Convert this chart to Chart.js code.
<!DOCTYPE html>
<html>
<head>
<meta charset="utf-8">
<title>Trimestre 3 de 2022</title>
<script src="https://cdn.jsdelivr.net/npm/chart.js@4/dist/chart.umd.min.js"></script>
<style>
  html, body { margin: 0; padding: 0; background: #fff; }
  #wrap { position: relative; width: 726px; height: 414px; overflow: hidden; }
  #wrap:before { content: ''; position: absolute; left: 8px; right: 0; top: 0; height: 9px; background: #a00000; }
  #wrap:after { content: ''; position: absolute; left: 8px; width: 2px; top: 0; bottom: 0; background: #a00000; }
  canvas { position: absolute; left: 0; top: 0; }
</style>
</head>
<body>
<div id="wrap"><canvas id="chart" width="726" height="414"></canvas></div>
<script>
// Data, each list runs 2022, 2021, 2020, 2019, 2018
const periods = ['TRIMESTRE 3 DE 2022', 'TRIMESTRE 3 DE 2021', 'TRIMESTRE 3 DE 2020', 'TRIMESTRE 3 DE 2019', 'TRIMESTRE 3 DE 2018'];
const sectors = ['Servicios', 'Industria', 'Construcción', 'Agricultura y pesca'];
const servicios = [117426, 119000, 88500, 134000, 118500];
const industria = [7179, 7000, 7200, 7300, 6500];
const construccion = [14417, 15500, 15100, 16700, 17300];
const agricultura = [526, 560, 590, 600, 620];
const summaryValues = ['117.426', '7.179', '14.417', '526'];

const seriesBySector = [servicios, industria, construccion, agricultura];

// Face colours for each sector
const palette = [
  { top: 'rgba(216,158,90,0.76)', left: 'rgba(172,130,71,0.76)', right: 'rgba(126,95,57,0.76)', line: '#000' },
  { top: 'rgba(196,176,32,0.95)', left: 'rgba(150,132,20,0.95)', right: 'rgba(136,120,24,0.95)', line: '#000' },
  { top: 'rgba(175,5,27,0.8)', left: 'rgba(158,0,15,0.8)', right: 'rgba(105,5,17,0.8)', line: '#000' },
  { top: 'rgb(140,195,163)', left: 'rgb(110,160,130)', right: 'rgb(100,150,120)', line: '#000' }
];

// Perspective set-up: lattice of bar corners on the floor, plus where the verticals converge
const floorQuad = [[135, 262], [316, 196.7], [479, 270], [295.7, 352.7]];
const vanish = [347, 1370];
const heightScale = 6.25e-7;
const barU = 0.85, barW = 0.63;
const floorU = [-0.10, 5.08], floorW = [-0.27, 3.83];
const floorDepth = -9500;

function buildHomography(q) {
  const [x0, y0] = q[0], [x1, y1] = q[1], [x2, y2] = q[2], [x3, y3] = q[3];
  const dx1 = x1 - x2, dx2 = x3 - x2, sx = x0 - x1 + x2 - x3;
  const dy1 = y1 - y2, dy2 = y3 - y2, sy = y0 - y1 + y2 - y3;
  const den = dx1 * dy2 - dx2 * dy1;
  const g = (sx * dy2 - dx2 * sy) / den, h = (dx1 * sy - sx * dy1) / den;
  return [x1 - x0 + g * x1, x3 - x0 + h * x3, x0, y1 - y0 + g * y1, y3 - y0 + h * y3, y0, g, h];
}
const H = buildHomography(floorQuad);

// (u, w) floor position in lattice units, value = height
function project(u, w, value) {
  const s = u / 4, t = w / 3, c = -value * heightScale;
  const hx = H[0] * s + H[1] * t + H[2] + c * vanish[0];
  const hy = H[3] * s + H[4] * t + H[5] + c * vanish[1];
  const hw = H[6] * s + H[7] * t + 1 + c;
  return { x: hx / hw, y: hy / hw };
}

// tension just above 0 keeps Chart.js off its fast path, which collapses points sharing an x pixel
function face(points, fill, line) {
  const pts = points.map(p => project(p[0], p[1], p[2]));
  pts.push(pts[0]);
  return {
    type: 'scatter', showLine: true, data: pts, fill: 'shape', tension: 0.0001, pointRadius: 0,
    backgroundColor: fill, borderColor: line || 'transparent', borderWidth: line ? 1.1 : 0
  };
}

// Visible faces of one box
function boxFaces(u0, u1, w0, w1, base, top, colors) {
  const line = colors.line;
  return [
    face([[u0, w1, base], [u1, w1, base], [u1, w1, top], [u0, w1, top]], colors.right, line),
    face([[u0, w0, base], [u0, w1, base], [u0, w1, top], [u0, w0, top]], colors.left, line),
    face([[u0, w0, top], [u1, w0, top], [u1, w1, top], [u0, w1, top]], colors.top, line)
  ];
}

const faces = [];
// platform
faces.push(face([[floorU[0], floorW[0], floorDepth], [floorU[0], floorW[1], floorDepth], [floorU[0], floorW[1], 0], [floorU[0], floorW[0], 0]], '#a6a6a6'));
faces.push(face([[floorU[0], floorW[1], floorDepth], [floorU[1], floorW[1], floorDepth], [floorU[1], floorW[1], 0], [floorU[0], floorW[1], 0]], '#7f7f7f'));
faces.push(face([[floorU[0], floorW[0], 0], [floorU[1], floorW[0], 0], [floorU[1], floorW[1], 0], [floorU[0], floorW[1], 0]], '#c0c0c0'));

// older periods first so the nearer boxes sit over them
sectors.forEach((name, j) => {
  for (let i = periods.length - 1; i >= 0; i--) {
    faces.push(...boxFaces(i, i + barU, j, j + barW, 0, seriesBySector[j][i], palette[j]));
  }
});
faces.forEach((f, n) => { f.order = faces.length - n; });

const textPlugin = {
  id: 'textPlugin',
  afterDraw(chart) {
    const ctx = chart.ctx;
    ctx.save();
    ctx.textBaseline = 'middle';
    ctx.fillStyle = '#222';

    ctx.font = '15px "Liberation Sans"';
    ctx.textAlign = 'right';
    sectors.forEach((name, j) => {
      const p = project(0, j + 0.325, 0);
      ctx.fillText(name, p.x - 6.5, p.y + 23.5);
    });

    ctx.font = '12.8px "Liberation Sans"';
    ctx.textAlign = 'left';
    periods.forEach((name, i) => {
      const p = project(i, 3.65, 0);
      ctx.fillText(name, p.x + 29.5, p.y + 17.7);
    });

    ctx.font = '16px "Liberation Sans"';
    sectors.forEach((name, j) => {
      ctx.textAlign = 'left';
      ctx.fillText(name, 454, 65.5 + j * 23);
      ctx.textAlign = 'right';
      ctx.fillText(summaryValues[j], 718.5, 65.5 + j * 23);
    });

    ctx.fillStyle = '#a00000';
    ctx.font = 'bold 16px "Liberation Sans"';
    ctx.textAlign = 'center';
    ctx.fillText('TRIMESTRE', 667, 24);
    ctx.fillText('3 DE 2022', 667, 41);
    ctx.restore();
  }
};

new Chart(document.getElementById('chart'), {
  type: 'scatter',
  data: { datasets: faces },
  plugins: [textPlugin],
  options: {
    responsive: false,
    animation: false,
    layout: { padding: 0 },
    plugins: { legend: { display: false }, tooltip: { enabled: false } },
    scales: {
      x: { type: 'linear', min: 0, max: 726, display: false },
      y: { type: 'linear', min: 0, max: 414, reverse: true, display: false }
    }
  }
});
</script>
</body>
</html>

::::::::::

Instruction
Extract the full listing above without alteration.

Solved problem
Convert this chart to Chart.js code.
<!DOCTYPE html>
<html>
<head>
<meta charset="utf-8">
<title>Trimestre 3 de 2022</title>
<script src="https://cdn.jsdelivr.net/npm/chart.js@4/dist/chart.umd.min.js"></script>
<style>
  html, body { margin: 0; padding: 0; background: #fff; }
  #wrap { position: relative; width: 726px; height: 414px; overflow: hidden; }
  #wrap:before { content: ''; position: absolute; left: 8px; right: 0; top: 0; height: 9px; background: #a00000; }
  #wrap:after { content: ''; position: absolute; left: 8px; width: 2px; top: 0; bottom: 0; background: #a00000; }
  canvas { position: absolute; left: 0; top: 0; }
</style>
</head>
<body>
<div id="wrap"><canvas id="chart" width="726" height="414"></canvas></div>
<script>
// Data, each list runs 2022, 2021, 2020, 2019, 2018
const periods = ['TRIMESTRE 3 DE 2022', 'TRIMESTRE 3 DE 2021', 'TRIMESTRE 3 DE 2020', 'TRIMESTRE 3 DE 2019', 'TRIMESTRE 3 DE 2018'];
const sectors = ['Servicios', 'Industria', 'Construcción', 'Agricultura y pesca'];
const servicios = [117426, 119000, 88500, 134000, 118500];
const industria = [7179, 7000, 7200, 7300, 6500];
const construccion = [14417, 15500, 15100, 16700, 17300];
const agricultura = [526, 560, 590, 600, 620];
const summaryValues = ['117.426', '7.179', '14.417', '526'];

const seriesBySector = [servicios, industria, construccion, agricultura];

// Face colours for each sector
const palette = [
  { top: 'rgba(216,158,90,0.76)', left: 'rgba(172,130,71,0.76)', right: 'rgba(126,95,57,0.76)', line: '#000' },
  { top: 'rgba(196,176,32,0.95)', left: 'rgba(150,132,20,0.95)', right: 'rgba(136,120,24,0.95)', line: '#000' },
  { top: 'rgba(175,5,27,0.8)', left: 'rgba(158,0,15,0.8)', right: 'rgba(105,5,17,0.8)', line: '#000' },
  { top: 'rgb(140,195,163)', left: 'rgb(110,160,130)', right: 'rgb(100,150,120)', line: '#000' }
];

// Perspective set-up: lattice of bar corners on the floor, plus where the verticals converge
const floorQuad = [[135, 262], [316, 196.7], [479, 270], [295.7, 352.7]];
const vanish = [347, 1370];
const heightScale = 6.25e-7;
const barU = 0.85, barW = 0.63;
const floorU = [-0.10, 5.08], floorW = [-0.27, 3.83];
const floorDepth = -9500;

function buildHomography(q) {
  const [x0, y0] = q[0], [x1, y1] = q[1], [x2, y2] = q[2], [x3, y3] = q[3];
  const dx1 = x1 - x2, dx2 = x3 - x2, sx = x0 - x1 + x2 - x3;
  const dy1 = y1 - y2, dy2 = y3 - y2, sy = y0 - y1 + y2 - y3;
  const den = dx1 * dy2 - dx2 * dy1;
  const g = (sx * dy2 - dx2 * sy) / den, h = (dx1 * sy - sx * dy1) / den;
  return [x1 - x0 + g * x1, x3 - x0 + h * x3, x0, y1 - y0 + g * y1, y3 - y0 + h * y3, y0, g, h];
}
const H = buildHomography(floorQuad);

// (u, w) floor position in lattice units, value = height
function project(u, w, value) {
  const s = u / 4, t = w / 3, c = -value * heightScale;
  const hx = H[0] * s + H[1] * t + H[2] + c * vanish[0];
  const hy = H[3] * s + H[4] * t + H[5] + c * vanish[1];
  const hw = H[6] * s + H[7] * t + 1 + c;
  return { x: hx / hw, y: hy / hw };
}

// tension just above 0 keeps Chart.js off its fast path, which collapses points sharing an x pixel
function face(points, fill, line) {
  const pts = points.map(p => project(p[0], p[1], p[2]));
  pts.push(pts[0]);
  return {
    type: 'scatter', showLine: true, data: pts, fill: 'shape', tension: 0.0001, pointRadius: 0,
    backgroundColor: fill, borderColor: line || 'transparent', borderWidth: line ? 1.1 : 0
  };
}

// Visible faces of one box
function boxFaces(u0, u1, w0, w1, base, top, colors) {
  const line = colors.line;
  return [
    face([[u0, w1, base], [u1, w1, base], [u1, w1, top], [u0, w1, top]], colors.right, line),
    face([[u0, w0, base], [u0, w1, base], [u0, w1, top], [u0, w0, top]], colors.left, line),
    face([[u0, w0, top], [u1, w0, top], [u1, w1, top], [u0, w1, top]], colors.top, line)
  ];
}

const faces = [];
// platform
faces.push(face([[floorU[0], floorW[0], floorDepth], [floorU[0], floorW[1], floorDepth], [floorU[0], floorW[1], 0], [floorU[0], floorW[0], 0]], '#a6a6a6'));
faces.push(face([[floorU[0], floorW[1], floorDepth], [floorU[1], floorW[1], floorDepth], [floorU[1], floorW[1], 0], [floorU[0], floorW[1], 0]], '#7f7f7f'));
faces.push(face([[floorU[0], floorW[0], 0], [floorU[1], floorW[0], 0], [floorU[1], floorW[1], 0], [floorU[0], floorW[1], 0]], '#c0c0c0'));

// older periods first so the nearer boxes sit over them
sectors.forEach((name, j) => {
  for (let i = periods.length - 1; i >= 0; i--) {
    faces.push(...boxFaces(i, i + barU, j, j + barW, 0, seriesBySector[j][i], palette[j]));
  }
});
faces.forEach((f, n) => { f.order = faces.length - n; });

const textPlugin = {
  id: 'textPlugin',
  afterDraw(chart) {
    const ctx = chart.ctx;
    ctx.save();
    ctx.textBaseline = 'middle';
    ctx.fillStyle = '#222';

    ctx.font = '15px "Liberation Sans"';
    ctx.textAlign = 'right';
    sectors.forEach((name, j) => {
      const p = project(0, j + 0.325, 0);
      ctx.fillText(name, p.x - 6.5, p.y + 23.5);
    });

    ctx.font = '12.8px "Liberation Sans"';
    ctx.textAlign = 'left';
    periods.forEach((name, i) => {
      const p = project(i, 3.65, 0);
      ctx.fillText(name, p.x + 29.5, p.y + 17.7);
    });

    ctx.font = '16px "Liberation Sans"';
    sectors.forEach((name, j) => {
      ctx.textAlign = 'left';
      ctx.fillText(name, 454, 65.5 + j * 23);
      ctx.textAlign = 'right';
      ctx.fillText(summaryValues[j], 718.5, 65.5 + j * 23);
    });

    ctx.fillStyle = '#a00000';
    ctx.font = 'bold 16px "Liberation Sans"';
    ctx.textAlign = 'center';
    ctx.fillText('TRIMESTRE', 667, 24);
    ctx.fillText('3 DE 2022', 667, 41);
    ctx.restore();
  }
};

new Chart(document.getElementById('chart'), {
  type: 'scatter',
  data: { datasets: faces },
  plugins: [textPlugin],
  options: {
    responsive: false,
    animation: false,
    layout: { padding: 0 },
    plugins: { legend: { display: false }, tooltip: { enabled: false } },
    scales: {
      x: { type: 'linear', min: 0, max: 726, display: false },
      y: { type: 'linear', min: 0, max: 414, reverse: true, display: false }
    }
  }
});
</script>
</body>
</html>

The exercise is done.